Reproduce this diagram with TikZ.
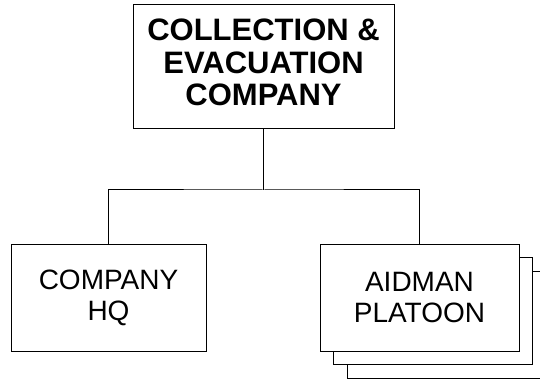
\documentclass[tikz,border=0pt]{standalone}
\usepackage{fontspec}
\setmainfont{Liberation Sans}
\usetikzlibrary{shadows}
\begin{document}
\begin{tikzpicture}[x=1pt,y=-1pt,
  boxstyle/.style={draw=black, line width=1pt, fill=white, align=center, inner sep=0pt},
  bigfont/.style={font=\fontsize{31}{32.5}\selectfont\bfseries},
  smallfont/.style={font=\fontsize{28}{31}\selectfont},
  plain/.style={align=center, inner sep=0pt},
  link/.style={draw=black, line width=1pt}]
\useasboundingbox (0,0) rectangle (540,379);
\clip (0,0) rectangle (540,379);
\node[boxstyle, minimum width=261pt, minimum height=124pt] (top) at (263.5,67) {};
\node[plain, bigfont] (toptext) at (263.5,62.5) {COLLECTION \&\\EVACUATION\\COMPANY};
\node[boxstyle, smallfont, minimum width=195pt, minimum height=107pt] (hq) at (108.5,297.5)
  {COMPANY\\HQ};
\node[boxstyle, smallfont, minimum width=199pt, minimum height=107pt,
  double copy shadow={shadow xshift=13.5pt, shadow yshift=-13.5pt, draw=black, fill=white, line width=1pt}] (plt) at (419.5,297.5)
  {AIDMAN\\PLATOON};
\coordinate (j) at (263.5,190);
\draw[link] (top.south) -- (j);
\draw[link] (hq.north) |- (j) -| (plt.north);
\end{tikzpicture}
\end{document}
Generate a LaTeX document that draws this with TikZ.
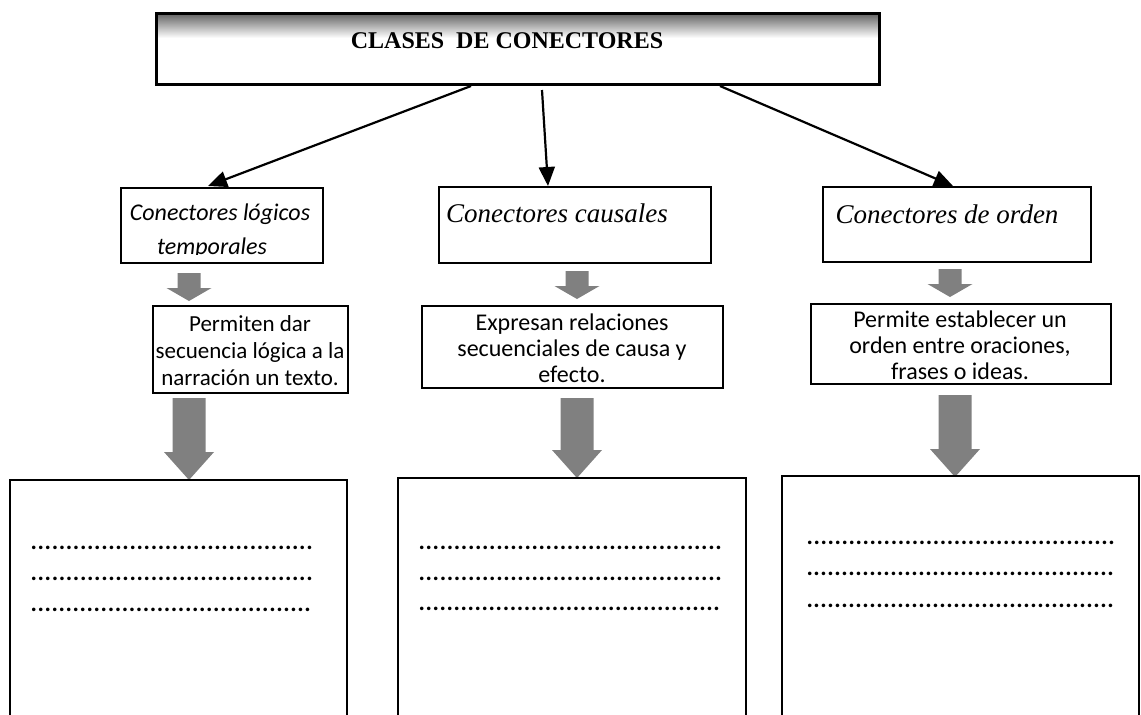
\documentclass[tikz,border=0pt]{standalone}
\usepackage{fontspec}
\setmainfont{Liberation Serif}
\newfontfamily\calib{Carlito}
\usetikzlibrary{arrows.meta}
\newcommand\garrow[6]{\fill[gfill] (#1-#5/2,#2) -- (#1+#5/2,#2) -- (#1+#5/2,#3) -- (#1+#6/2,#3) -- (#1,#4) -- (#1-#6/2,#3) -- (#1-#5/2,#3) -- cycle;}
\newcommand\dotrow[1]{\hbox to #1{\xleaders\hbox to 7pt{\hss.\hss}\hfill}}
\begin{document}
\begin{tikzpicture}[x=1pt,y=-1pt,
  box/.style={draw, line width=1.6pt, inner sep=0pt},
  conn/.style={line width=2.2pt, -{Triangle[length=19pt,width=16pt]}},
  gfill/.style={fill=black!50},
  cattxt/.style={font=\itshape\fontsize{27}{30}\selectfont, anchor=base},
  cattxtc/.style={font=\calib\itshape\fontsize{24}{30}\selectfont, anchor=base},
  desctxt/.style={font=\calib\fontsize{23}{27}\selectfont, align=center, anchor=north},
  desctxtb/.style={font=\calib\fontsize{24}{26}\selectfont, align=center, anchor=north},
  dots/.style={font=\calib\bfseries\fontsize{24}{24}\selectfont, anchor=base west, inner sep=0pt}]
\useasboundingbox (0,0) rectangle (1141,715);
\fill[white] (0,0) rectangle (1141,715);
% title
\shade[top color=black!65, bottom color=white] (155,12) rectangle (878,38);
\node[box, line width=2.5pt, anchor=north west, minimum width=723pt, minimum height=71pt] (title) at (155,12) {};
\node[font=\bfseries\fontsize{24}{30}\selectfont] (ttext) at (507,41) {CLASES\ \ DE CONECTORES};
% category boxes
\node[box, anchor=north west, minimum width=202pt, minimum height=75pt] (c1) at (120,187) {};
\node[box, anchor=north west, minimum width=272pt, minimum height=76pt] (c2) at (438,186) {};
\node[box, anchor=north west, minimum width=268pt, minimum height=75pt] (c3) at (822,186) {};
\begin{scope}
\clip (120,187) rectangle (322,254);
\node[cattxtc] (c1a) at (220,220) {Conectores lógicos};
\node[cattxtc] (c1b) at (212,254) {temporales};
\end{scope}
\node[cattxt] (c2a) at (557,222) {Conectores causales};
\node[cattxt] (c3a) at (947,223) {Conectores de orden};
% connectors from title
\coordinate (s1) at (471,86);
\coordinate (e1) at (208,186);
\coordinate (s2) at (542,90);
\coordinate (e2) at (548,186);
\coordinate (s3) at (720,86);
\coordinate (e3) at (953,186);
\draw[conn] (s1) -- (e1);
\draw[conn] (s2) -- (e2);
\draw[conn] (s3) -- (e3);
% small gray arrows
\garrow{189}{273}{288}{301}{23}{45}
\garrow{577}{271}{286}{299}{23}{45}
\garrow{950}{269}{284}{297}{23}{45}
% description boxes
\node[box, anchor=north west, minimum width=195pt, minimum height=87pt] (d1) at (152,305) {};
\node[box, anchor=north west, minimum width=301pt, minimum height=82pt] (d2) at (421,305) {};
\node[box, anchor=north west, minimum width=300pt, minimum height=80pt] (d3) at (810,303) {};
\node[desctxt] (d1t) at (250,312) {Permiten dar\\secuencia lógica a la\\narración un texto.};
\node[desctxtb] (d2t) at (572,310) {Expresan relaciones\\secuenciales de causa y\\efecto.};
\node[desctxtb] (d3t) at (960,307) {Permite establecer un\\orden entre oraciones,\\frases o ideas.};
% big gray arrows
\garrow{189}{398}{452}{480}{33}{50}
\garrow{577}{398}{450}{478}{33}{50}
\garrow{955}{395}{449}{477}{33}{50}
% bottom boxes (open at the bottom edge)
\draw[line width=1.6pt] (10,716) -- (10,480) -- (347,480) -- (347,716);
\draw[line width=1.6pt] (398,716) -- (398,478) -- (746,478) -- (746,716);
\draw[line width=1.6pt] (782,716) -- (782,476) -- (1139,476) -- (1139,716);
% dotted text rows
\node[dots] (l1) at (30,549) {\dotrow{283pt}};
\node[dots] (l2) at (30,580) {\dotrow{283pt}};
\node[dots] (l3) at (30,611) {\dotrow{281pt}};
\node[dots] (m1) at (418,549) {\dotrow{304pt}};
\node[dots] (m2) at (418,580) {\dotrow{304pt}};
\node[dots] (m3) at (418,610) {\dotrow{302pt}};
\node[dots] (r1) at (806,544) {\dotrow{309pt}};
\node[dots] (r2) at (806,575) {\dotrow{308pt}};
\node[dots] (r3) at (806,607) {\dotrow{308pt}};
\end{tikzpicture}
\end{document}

::::

#### Given exercise
Would you return the data exactly as written, without the pictures?

#### Exercise response
Reproduce this diagram with TikZ.
\documentclass[tikz,border=0pt]{standalone}
\usepackage{fontspec}
\setmainfont{Liberation Sans}
\usetikzlibrary{shadows}
\begin{document}
\begin{tikzpicture}[x=1pt,y=-1pt,
  boxstyle/.style={draw=black, line width=1pt, fill=white, align=center, inner sep=0pt},
  bigfont/.style={font=\fontsize{31}{32.5}\selectfont\bfseries},
  smallfont/.style={font=\fontsize{28}{31}\selectfont},
  plain/.style={align=center, inner sep=0pt},
  link/.style={draw=black, line width=1pt}]
\useasboundingbox (0,0) rectangle (540,379);
\clip (0,0) rectangle (540,379);
\node[boxstyle, minimum width=261pt, minimum height=124pt] (top) at (263.5,67) {};
\node[plain, bigfont] (toptext) at (263.5,62.5) {COLLECTION \&\\EVACUATION\\COMPANY};
\node[boxstyle, smallfont, minimum width=195pt, minimum height=107pt] (hq) at (108.5,297.5)
  {COMPANY\\HQ};
\node[boxstyle, smallfont, minimum width=199pt, minimum height=107pt,
  double copy shadow={shadow xshift=13.5pt, shadow yshift=-13.5pt, draw=black, fill=white, line width=1pt}] (plt) at (419.5,297.5)
  {AIDMAN\\PLATOON};
\coordinate (j) at (263.5,190);
\draw[link] (top.south) -- (j);
\draw[link] (hq.north) |- (j) -| (plt.north);
\end{tikzpicture}
\end{document}
Generate a LaTeX document that draws this with TikZ.
\documentclass[tikz,border=0pt]{standalone}
\usepackage{fontspec}
\setmainfont{Liberation Serif}
\newfontfamily\calib{Carlito}
\usetikzlibrary{arrows.meta}
\newcommand\garrow[6]{\fill[gfill] (#1-#5/2,#2) -- (#1+#5/2,#2) -- (#1+#5/2,#3) -- (#1+#6/2,#3) -- (#1,#4) -- (#1-#6/2,#3) -- (#1-#5/2,#3) -- cycle;}
\newcommand\dotrow[1]{\hbox to #1{\xleaders\hbox to 7pt{\hss.\hss}\hfill}}
\begin{document}
\begin{tikzpicture}[x=1pt,y=-1pt,
  box/.style={draw, line width=1.6pt, inner sep=0pt},
  conn/.style={line width=2.2pt, -{Triangle[length=19pt,width=16pt]}},
  gfill/.style={fill=black!50},
  cattxt/.style={font=\itshape\fontsize{27}{30}\selectfont, anchor=base},
  cattxtc/.style={font=\calib\itshape\fontsize{24}{30}\selectfont, anchor=base},
  desctxt/.style={font=\calib\fontsize{23}{27}\selectfont, align=center, anchor=north},
  desctxtb/.style={font=\calib\fontsize{24}{26}\selectfont, align=center, anchor=north},
  dots/.style={font=\calib\bfseries\fontsize{24}{24}\selectfont, anchor=base west, inner sep=0pt}]
\useasboundingbox (0,0) rectangle (1141,715);
\fill[white] (0,0) rectangle (1141,715);
% title
\shade[top color=black!65, bottom color=white] (155,12) rectangle (878,38);
\node[box, line width=2.5pt, anchor=north west, minimum width=723pt, minimum height=71pt] (title) at (155,12) {};
\node[font=\bfseries\fontsize{24}{30}\selectfont] (ttext) at (507,41) {CLASES\ \ DE CONECTORES};
% category boxes
\node[box, anchor=north west, minimum width=202pt, minimum height=75pt] (c1) at (120,187) {};
\node[box, anchor=north west, minimum width=272pt, minimum height=76pt] (c2) at (438,186) {};
\node[box, anchor=north west, minimum width=268pt, minimum height=75pt] (c3) at (822,186) {};
\begin{scope}
\clip (120,187) rectangle (322,254);
\node[cattxtc] (c1a) at (220,220) {Conectores lógicos};
\node[cattxtc] (c1b) at (212,254) {temporales};
\end{scope}
\node[cattxt] (c2a) at (557,222) {Conectores causales};
\node[cattxt] (c3a) at (947,223) {Conectores de orden};
% connectors from title
\coordinate (s1) at (471,86);
\coordinate (e1) at (208,186);
\coordinate (s2) at (542,90);
\coordinate (e2) at (548,186);
\coordinate (s3) at (720,86);
\coordinate (e3) at (953,186);
\draw[conn] (s1) -- (e1);
\draw[conn] (s2) -- (e2);
\draw[conn] (s3) -- (e3);
% small gray arrows
\garrow{189}{273}{288}{301}{23}{45}
\garrow{577}{271}{286}{299}{23}{45}
\garrow{950}{269}{284}{297}{23}{45}
% description boxes
\node[box, anchor=north west, minimum width=195pt, minimum height=87pt] (d1) at (152,305) {};
\node[box, anchor=north west, minimum width=301pt, minimum height=82pt] (d2) at (421,305) {};
\node[box, anchor=north west, minimum width=300pt, minimum height=80pt] (d3) at (810,303) {};
\node[desctxt] (d1t) at (250,312) {Permiten dar\\secuencia lógica a la\\narración un texto.};
\node[desctxtb] (d2t) at (572,310) {Expresan relaciones\\secuenciales de causa y\\efecto.};
\node[desctxtb] (d3t) at (960,307) {Permite establecer un\\orden entre oraciones,\\frases o ideas.};
% big gray arrows
\garrow{189}{398}{452}{480}{33}{50}
\garrow{577}{398}{450}{478}{33}{50}
\garrow{955}{395}{449}{477}{33}{50}
% bottom boxes (open at the bottom edge)
\draw[line width=1.6pt] (10,716) -- (10,480) -- (347,480) -- (347,716);
\draw[line width=1.6pt] (398,716) -- (398,478) -- (746,478) -- (746,716);
\draw[line width=1.6pt] (782,716) -- (782,476) -- (1139,476) -- (1139,716);
% dotted text rows
\node[dots] (l1) at (30,549) {\dotrow{283pt}};
\node[dots] (l2) at (30,580) {\dotrow{283pt}};
\node[dots] (l3) at (30,611) {\dotrow{281pt}};
\node[dots] (m1) at (418,549) {\dotrow{304pt}};
\node[dots] (m2) at (418,580) {\dotrow{304pt}};
\node[dots] (m3) at (418,610) {\dotrow{302pt}};
\node[dots] (r1) at (806,544) {\dotrow{309pt}};
\node[dots] (r2) at (806,575) {\dotrow{308pt}};
\node[dots] (r3) at (806,607) {\dotrow{308pt}};
\end{tikzpicture}
\end{document}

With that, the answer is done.